• Dataset content:

--- Begin ---

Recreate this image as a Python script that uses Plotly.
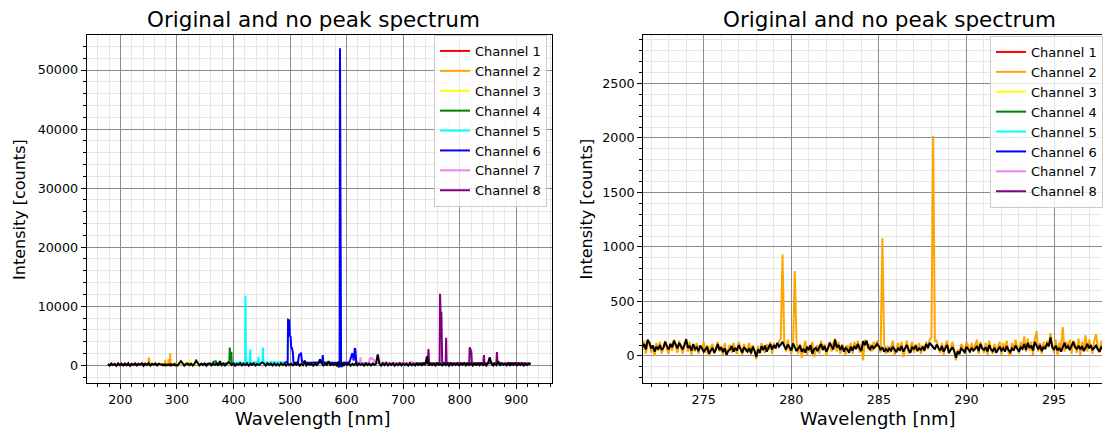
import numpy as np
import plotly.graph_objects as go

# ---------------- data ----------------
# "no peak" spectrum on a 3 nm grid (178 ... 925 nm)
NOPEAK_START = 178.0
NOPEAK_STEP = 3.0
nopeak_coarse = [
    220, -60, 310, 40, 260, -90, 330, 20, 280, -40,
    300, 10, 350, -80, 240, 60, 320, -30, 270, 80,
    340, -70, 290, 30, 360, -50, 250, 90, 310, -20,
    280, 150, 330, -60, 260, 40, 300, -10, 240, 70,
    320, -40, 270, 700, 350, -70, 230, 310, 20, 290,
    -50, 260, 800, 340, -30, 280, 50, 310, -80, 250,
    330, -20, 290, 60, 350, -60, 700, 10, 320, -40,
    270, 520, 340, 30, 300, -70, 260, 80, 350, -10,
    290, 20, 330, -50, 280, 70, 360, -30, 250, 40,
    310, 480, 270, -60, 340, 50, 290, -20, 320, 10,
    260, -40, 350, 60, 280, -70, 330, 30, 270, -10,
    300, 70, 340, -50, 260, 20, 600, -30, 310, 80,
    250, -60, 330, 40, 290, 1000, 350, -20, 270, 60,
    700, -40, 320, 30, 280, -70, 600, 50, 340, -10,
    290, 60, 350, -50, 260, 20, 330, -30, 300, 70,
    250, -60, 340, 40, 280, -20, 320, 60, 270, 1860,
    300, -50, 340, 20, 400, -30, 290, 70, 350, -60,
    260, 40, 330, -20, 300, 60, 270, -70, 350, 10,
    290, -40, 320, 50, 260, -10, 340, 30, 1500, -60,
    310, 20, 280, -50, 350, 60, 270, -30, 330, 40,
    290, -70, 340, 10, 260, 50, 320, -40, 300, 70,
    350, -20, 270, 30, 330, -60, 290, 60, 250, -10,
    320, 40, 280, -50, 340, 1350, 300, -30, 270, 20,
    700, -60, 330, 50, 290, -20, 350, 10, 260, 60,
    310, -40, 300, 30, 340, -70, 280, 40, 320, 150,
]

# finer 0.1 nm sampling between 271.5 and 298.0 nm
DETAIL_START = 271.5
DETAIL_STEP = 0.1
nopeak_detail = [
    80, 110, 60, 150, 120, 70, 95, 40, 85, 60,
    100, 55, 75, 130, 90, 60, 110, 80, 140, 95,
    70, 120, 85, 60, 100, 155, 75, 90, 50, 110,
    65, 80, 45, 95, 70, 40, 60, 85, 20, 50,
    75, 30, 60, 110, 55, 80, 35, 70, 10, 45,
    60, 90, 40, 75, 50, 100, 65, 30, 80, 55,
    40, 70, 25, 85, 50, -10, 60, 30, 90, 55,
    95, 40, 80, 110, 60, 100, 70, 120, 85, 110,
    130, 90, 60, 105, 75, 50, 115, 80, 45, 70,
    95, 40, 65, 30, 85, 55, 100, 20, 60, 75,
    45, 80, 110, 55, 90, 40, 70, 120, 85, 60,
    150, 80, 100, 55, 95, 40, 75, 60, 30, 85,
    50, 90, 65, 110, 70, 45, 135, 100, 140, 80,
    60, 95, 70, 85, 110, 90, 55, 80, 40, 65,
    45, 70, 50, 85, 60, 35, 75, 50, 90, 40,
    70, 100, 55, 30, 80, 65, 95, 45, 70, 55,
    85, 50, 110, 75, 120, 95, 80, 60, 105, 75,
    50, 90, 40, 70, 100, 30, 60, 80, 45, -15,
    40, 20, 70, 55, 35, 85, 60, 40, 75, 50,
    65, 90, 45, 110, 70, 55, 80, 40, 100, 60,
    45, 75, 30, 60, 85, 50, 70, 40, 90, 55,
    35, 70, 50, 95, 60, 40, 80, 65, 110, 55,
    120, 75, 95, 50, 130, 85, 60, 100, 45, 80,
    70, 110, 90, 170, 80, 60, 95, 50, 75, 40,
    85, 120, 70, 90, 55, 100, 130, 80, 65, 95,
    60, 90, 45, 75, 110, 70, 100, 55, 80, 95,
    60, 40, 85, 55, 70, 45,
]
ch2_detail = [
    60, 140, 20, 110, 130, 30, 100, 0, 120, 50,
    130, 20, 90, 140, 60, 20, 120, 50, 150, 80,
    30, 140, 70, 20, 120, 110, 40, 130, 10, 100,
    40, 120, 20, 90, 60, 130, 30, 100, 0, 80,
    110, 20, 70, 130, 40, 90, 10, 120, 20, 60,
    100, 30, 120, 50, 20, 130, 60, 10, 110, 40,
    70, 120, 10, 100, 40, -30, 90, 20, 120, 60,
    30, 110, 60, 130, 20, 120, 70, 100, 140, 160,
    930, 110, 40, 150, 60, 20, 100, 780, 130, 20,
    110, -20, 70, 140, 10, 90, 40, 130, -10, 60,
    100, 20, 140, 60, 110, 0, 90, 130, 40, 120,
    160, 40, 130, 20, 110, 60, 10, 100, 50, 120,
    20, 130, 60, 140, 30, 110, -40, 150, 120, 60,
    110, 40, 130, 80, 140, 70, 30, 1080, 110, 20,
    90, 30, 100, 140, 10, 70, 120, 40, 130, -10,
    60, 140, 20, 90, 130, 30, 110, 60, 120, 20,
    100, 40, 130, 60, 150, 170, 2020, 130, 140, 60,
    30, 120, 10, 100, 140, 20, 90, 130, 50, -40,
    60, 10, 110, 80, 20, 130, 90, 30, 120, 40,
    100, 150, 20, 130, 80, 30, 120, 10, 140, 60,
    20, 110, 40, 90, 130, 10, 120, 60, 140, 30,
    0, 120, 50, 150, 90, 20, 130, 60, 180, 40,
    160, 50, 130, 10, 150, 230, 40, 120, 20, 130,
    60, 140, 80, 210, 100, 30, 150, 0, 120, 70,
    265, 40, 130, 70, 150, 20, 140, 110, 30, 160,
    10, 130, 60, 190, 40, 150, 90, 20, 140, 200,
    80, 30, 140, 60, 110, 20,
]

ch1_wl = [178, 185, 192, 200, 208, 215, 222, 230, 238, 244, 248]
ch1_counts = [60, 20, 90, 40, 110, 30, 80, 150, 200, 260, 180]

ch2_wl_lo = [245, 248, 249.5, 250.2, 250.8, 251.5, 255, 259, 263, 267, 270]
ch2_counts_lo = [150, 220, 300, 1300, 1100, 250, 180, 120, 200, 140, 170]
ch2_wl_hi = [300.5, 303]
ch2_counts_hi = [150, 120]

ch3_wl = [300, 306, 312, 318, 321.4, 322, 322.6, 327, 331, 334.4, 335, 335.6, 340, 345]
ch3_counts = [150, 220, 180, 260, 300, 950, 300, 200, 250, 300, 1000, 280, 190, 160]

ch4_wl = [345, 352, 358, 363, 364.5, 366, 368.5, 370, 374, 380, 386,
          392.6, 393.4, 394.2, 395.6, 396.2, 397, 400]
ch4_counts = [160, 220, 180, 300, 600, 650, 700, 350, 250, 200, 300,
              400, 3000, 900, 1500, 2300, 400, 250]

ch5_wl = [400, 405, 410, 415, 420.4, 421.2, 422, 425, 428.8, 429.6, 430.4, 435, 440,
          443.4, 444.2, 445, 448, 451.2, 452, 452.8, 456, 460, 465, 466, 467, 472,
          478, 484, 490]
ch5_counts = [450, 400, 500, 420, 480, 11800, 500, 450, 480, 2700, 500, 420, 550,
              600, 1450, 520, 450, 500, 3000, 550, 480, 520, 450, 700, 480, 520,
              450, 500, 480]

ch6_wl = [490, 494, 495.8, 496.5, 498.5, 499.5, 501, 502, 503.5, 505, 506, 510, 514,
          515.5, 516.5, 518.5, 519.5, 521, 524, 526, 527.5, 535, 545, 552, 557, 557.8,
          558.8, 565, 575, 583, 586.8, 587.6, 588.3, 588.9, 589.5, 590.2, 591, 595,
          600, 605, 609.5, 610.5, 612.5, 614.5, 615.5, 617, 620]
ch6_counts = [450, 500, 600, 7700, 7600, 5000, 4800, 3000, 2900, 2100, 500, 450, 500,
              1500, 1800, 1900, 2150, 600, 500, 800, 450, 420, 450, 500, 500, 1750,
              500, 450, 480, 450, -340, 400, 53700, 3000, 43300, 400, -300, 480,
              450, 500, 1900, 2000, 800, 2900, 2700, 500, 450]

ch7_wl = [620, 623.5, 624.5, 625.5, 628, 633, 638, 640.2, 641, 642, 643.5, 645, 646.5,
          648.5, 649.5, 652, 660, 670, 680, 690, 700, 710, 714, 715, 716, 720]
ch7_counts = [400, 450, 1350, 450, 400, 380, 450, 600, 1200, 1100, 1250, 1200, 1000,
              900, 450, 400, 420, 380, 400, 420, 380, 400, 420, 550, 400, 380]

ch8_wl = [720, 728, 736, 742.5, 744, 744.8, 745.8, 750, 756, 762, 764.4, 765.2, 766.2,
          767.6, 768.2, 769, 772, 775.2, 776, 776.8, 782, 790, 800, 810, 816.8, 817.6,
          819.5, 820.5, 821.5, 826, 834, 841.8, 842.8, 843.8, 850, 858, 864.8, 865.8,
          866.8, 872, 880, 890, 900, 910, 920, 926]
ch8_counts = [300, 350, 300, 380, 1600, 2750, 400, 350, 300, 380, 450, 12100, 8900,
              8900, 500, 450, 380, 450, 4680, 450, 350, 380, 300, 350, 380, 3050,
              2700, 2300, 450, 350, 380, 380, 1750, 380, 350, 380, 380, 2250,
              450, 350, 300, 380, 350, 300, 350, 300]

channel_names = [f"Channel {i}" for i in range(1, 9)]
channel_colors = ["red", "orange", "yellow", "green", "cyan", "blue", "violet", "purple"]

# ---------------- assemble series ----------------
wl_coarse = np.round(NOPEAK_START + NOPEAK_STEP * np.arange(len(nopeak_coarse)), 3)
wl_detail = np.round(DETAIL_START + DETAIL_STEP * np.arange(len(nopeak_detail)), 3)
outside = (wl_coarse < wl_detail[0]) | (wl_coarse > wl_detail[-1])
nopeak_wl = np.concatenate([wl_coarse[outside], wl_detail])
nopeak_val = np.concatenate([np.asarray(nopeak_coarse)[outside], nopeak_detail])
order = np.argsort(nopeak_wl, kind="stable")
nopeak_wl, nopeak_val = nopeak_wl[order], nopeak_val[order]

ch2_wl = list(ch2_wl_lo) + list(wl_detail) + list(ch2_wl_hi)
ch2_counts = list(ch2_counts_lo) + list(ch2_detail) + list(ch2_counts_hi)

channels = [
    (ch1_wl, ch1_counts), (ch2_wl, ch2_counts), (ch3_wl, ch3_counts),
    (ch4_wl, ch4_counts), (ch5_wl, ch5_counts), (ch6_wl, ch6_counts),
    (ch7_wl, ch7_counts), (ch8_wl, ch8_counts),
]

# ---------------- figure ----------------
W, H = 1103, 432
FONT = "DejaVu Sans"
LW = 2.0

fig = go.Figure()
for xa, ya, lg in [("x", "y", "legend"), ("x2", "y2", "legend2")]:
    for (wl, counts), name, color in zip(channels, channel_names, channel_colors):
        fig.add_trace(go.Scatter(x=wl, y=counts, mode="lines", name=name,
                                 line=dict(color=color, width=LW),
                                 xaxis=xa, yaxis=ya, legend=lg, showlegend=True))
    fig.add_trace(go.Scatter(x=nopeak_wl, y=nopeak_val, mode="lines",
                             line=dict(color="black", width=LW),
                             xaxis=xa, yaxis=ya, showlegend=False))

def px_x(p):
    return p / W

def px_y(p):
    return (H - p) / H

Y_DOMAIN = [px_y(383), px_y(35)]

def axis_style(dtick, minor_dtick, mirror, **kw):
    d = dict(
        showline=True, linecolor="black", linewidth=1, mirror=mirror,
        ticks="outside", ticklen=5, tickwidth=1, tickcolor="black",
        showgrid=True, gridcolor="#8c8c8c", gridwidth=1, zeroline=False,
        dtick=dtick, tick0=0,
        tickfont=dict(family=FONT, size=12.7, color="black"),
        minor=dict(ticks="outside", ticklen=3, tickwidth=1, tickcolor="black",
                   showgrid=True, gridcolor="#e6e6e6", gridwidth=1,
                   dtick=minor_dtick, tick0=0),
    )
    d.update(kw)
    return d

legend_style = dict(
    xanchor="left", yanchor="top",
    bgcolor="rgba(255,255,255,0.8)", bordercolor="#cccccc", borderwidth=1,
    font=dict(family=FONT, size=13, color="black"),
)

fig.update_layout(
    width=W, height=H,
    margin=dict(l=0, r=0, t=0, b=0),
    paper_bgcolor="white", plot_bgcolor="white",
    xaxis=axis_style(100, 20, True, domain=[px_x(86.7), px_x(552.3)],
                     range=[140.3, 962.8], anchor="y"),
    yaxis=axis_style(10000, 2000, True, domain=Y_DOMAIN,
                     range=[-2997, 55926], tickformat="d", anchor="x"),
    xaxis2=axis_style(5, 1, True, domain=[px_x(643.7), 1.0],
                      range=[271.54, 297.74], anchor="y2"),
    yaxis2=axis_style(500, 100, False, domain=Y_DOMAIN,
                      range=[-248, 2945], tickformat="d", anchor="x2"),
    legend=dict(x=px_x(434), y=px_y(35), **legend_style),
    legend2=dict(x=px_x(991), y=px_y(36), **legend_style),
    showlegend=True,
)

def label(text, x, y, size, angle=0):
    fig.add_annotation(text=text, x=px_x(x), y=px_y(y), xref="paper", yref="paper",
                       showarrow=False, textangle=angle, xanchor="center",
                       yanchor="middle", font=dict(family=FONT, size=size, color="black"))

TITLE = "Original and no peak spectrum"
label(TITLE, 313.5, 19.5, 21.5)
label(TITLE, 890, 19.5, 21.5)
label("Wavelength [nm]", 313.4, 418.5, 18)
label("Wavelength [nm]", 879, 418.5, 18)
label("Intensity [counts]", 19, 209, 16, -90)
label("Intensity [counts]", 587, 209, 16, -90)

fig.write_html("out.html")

--- End ---

• Challenge:
With the pictures left out, restate word for word every line of the data above, from the first down to the line that contains "import plotly.graph_objects as go".

• Correct output:
Recreate this image as a Python script that uses Plotly.
import numpy as np
import plotly.graph_objects as go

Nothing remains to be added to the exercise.